Le différend installé, le compromis
Mais aussi il est un moment où il faut sortir du langage et de la négociation, parce qu’il faut sortir de la réciprocité. La réciprocité est le cœur de la logique de représailles, de l’échange violent. Il faut alors faire cesser le face à face tragique, prendre les choses de façon plus modeste et plus drôle, par les pieds peut-être ! Par les choses, ou par l’épaisseur d’un langage qui en prétend pas clarifier et clore définitivement le sujet. Le compromis consiste donc à détourner le face à face. Il le fait par le détour apaisant à des figures interprétables; il installe des objets ambivalents, qui peuvent être employés comme ceci et comme cela, et qui servent donc à transiger sur les vues des uns et des autres, à intriguer, à retarder, à faire écran et qui obligent à cohabiter.

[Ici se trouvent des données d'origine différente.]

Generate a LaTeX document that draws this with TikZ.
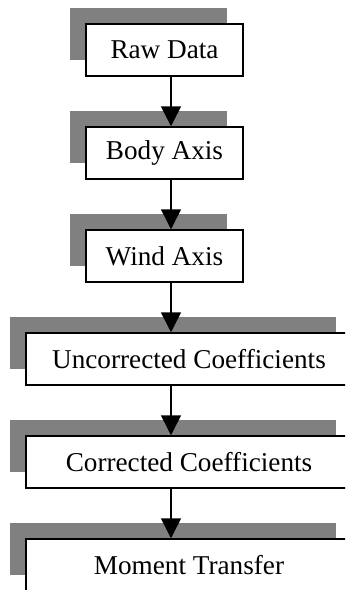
\documentclass[tikz,border=0pt]{standalone}
\usepackage{fontspec}
\setmainfont{Liberation Serif}
\usetikzlibrary{arrows.meta, shadows}

\begin{document}
\begin{tikzpicture}[x=0.5pt, y=-0.5pt,
    every node/.style={font=\fontsize{13.6}{16}\selectfont},
    stepbox/.style={draw, line width=0.75pt, fill=white, minimum height=26pt,
      drop shadow={shadow xshift=-8pt, shadow yshift=8pt, fill=gray, opacity=1}},
    flow/.style={-{Triangle[width=10pt, length=10pt]}, line width=0.75pt}]
  % page frame (boxes run past the right and bottom edges)
  \clip (0,0) rectangle (345,590);
  \coordinate (axis) at (171,0);

  % narrow boxes
  \node[stepbox, minimum width=78.5pt] (raw) at (164.5,50) {Raw Data};
  \node[stepbox, minimum width=78.5pt] (body) at (164.5,153) {Body Axis};
  \node[stepbox, minimum width=78.5pt] (wind) at (164.5,256) {Wind Axis};

  % wide boxes
  \node[stepbox, minimum width=163pt] (uncorr) at (189,359) {Uncorrected Coefficients};
  \node[stepbox, minimum width=163pt] (corr) at (189,462) {Corrected Coefficients};
  \node[stepbox, minimum width=163pt] (moment) at (189,565) {Moment Transfer};

  % arrows down the chain
  \draw[flow] (raw.south -| axis) -- (body.north -| axis);
  \draw[flow] (body.south -| axis) -- (wind.north -| axis);
  \draw[flow] (wind.south -| axis) -- (uncorr.north -| axis);
  \draw[flow] (uncorr.south -| axis) -- (corr.north -| axis);
  \draw[flow] (corr.south -| axis) -- (moment.north -| axis);
\end{tikzpicture}
\end{document}
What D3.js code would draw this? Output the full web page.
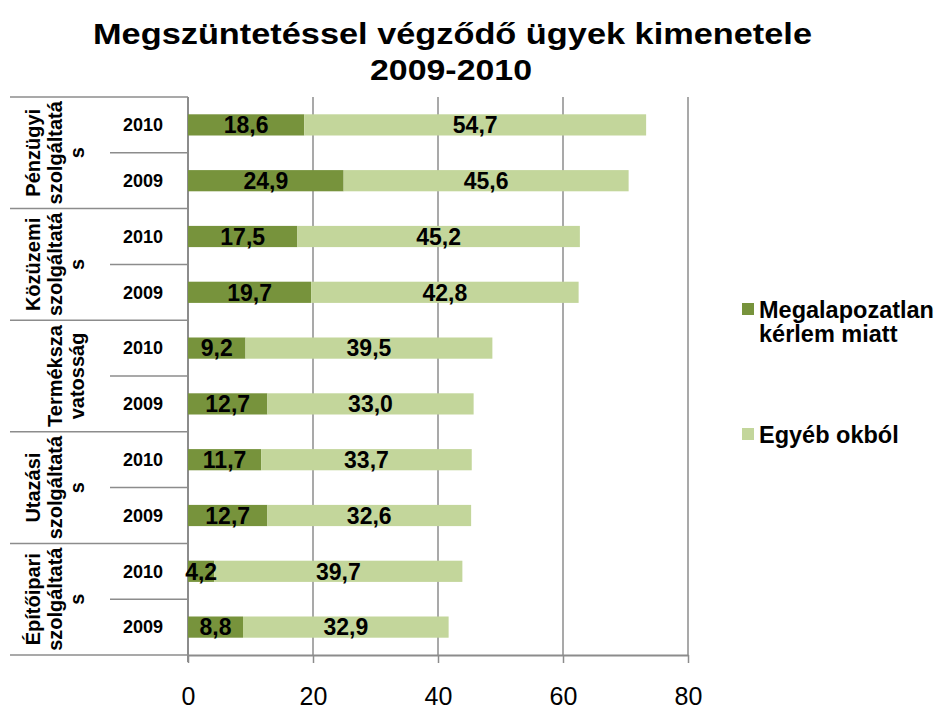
<!DOCTYPE html>
<html>
<head>
<meta charset="utf-8">
<script src="https://cdn.jsdelivr.net/npm/d3@7"></script>
<style>
  body { margin: 0; background: #fff; }
  svg text { font-family: Arial, "Liberation Sans", sans-serif; }
</style>
</head>
<body>
<svg id="chart" width="937" height="711"></svg>
<script>
// --- Data
const groupLabels = [
    ["Pénzügyi", "szolgáltatá", "s"],
    ["Közüzemi", "szolgáltatá", "s"],
    ["Terméksza", "vatosság"],
    ["Utazási", "szolgáltatá", "s"],
    ["Építőipari", "szolgáltatá", "s"]
]
const years = ["2010", "2009"]
const megalapozatlan = [18.6, 24.9, 17.5, 19.7, 9.2, 12.7, 11.7, 12.7, 4.2, 8.8]
const egyeb = [54.7, 45.6, 45.2, 42.8, 39.5, 33.0, 33.7, 32.6, 39.7, 32.9]
const seriesNames = [["Megalapozatlan", "kérlem miatt"], ["Egyéb okból"]]
const xTicks = [0, 20, 40, 60, 80]

const colors = ["#77933C", "#C3D69B"]
const gridColor = "#8c8c8c"

const svg = d3.select("#chart")

const rows = []
groupLabels.forEach((g, gi) => {
    years.forEach((y, yi) => {
        const i = gi * years.length + yi
        rows.push({ key: i, group: gi, year: y, a: megalapozatlan[i], b: egyeb[i] })
    })
})

const x = d3.scaleLinear().domain([0, 80]).range([188, 688])
const y = d3.scaleBand()
    .domain(rows.map(r => r.key))
    .range([97, 655])
    .paddingInner(0.62)
    .paddingOuter(0.31)

const fmt = v => d3.format(".1f")(v).replace(".", ",")

// --- Title (the original is drawn a bit wider than Arial, hence textLength)
const title = svg.append("g")
    .style("font-weight", "bold")
    .style("font-size", "30px")
title.append("text")
    .attr("x", 93).attr("y", 44)
    .attr("textLength", 719).attr("lengthAdjust", "spacingAndGlyphs")
    .text("Megszüntetéssel végződő ügyek kimenetele")
title.append("text")
    .attr("x", 370).attr("y", 80)
    .attr("textLength", 162).attr("lengthAdjust", "spacingAndGlyphs")
    .text("2009-2010")

// --- Gridlines
svg.append("g")
    .selectAll("line")
    .data(xTicks.slice(1))
    .join("line")
    .attr("x1", d => x(d)).attr("x2", d => x(d))
    .attr("y1", 97).attr("y2", 655)
    .attr("stroke", gridColor)
    .attr("stroke-width", 1.5)

// --- Bottom axis
const xAxis = svg.append("g")
    .attr("transform", "translate(0,655)")
    .call(d3.axisBottom(x).tickValues(xTicks).tickSize(8).tickSizeOuter(0).tickPadding(0))
xAxis.select(".domain").attr("stroke", gridColor).attr("stroke-width", 2)
xAxis.selectAll(".tick line").attr("stroke", gridColor).attr("stroke-width", 1.5)
xAxis.selectAll(".tick text")
    .attr("fill", "#000")
    .attr("y", 50)
    .attr("dy", null)
    .style("font-family", "'Liberation Sans', Arial, sans-serif")
    .style("font-size", "25px")

// --- Left axis line
svg.append("line")
    .attr("x1", 188).attr("x2", 188)
    .attr("y1", 97).attr("y2", 662)
    .attr("stroke", gridColor)
    .attr("stroke-width", 2)

// --- Category separators
const step = y.step()
const groupEdges = d3.range(groupLabels.length + 1).map(i => 97 + i * step * years.length)
svg.append("g")
    .selectAll("line")
    .data(groupEdges)
    .join("line")
    .attr("x1", 10).attr("x2", 188)
    .attr("y1", d => d).attr("y2", d => d)
    .attr("stroke", gridColor)
    .attr("stroke-width", 1.5)

svg.append("g")
    .selectAll("line")
    .data(groupLabels.map((g, i) => 97 + (i * years.length + 1) * step))
    .join("line")
    .attr("x1", 110).attr("x2", 188)
    .attr("y1", d => d).attr("y2", d => d)
    .attr("stroke", gridColor)
    .attr("stroke-width", 1.5)

// --- Year labels
svg.append("g")
    .selectAll("text")
    .data(rows)
    .join("text")
    .attr("x", 143)
    .attr("y", d => y(d.key) + y.bandwidth() / 2)
    .attr("dy", "0.35em")
    .attr("text-anchor", "middle")
    .style("font-weight", "bold")
    .style("font-size", "18px")
    .text(d => d.year)

// --- Group labels (rotated, last line kept at the same spot)
groupLabels.forEach((lines, gi) => {
    const cy = groupEdges[gi] + step
    const lastBase = 84
    const t = svg.append("text")
        .attr("transform", `translate(0,${cy}) rotate(-90)`)
        .attr("text-anchor", "middle")
        .style("font-weight", "bold")
        .style("font-size", "20px")
    lines.forEach((ln, li) => {
        t.append("tspan")
            .attr("x", 0)
            .attr("y", lastBase - (lines.length - 1 - li) * 22)
            .text(ln)
    })
})

// --- Bars
const stack = rows.map(r => [
    { key: r.key, s: 0, x0: 0, x1: r.a, v: r.a },
    { key: r.key, s: 1, x0: r.a, x1: r.a + r.b, v: r.b }
]).flat()

svg.append("g")
    .selectAll("rect")
    .data(stack)
    .join("rect")
    .attr("x", d => x(d.x0))
    .attr("y", d => y(d.key))
    .attr("width", d => x(d.x1) - x(d.x0))
    .attr("height", y.bandwidth())
    .attr("fill", d => colors[d.s])

svg.append("g")
    .selectAll("text")
    .data(stack)
    .join("text")
    .attr("x", d => (x(d.x0) + x(d.x1)) / 2)
    .attr("y", d => y(d.key) + y.bandwidth() / 2)
    .attr("dy", "0.36em")
    .attr("text-anchor", "middle")
    .style("font-weight", "bold")
    .style("font-size", "23px")
    .text(d => fmt(d.v))

// --- Legend
const legendY = [303, 428]
seriesNames.forEach((lines, i) => {
    svg.append("rect")
        .attr("x", 742).attr("y", legendY[i])
        .attr("width", 12).attr("height", 12)
        .attr("fill", colors[i])
    const t = svg.append("text")
        .style("font-weight", "bold")
        .style("font-size", "23.5px")
    lines.forEach((ln, li) => {
        t.append("tspan")
            .attr("x", 759)
            .attr("y", legendY[i] + 15 + li * 24)
            .text(ln)
    })
})
</script>
</body>
</html>
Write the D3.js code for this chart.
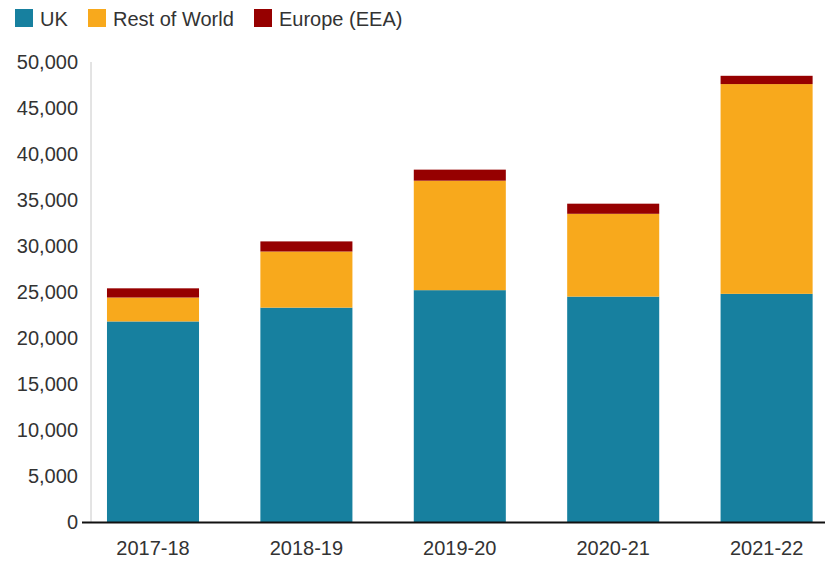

Au long de l’histoire du droit, mais aussi de le littérature et de l’ensemble de la culture, tout se passe en effet comme si l’on avait à chaque fois canonisé ensemble les régimes de langage et de communauté entre lesquels le conflit était devenu mortel: le canon est alors ce geste vital par lequel une communauté, au bord du déchirement irrémédiable, place dans la même boîte noire les versions antagonistes, et ouvre ainsi un espace de cohabitation plus dense, plus tendu, qui oblige les rescapés du conflit au passage, au compromis. Ils peuvent alors réinterpréter ensemble leurs passés et leurs promesses. Ils peuvent alors différer ensemble.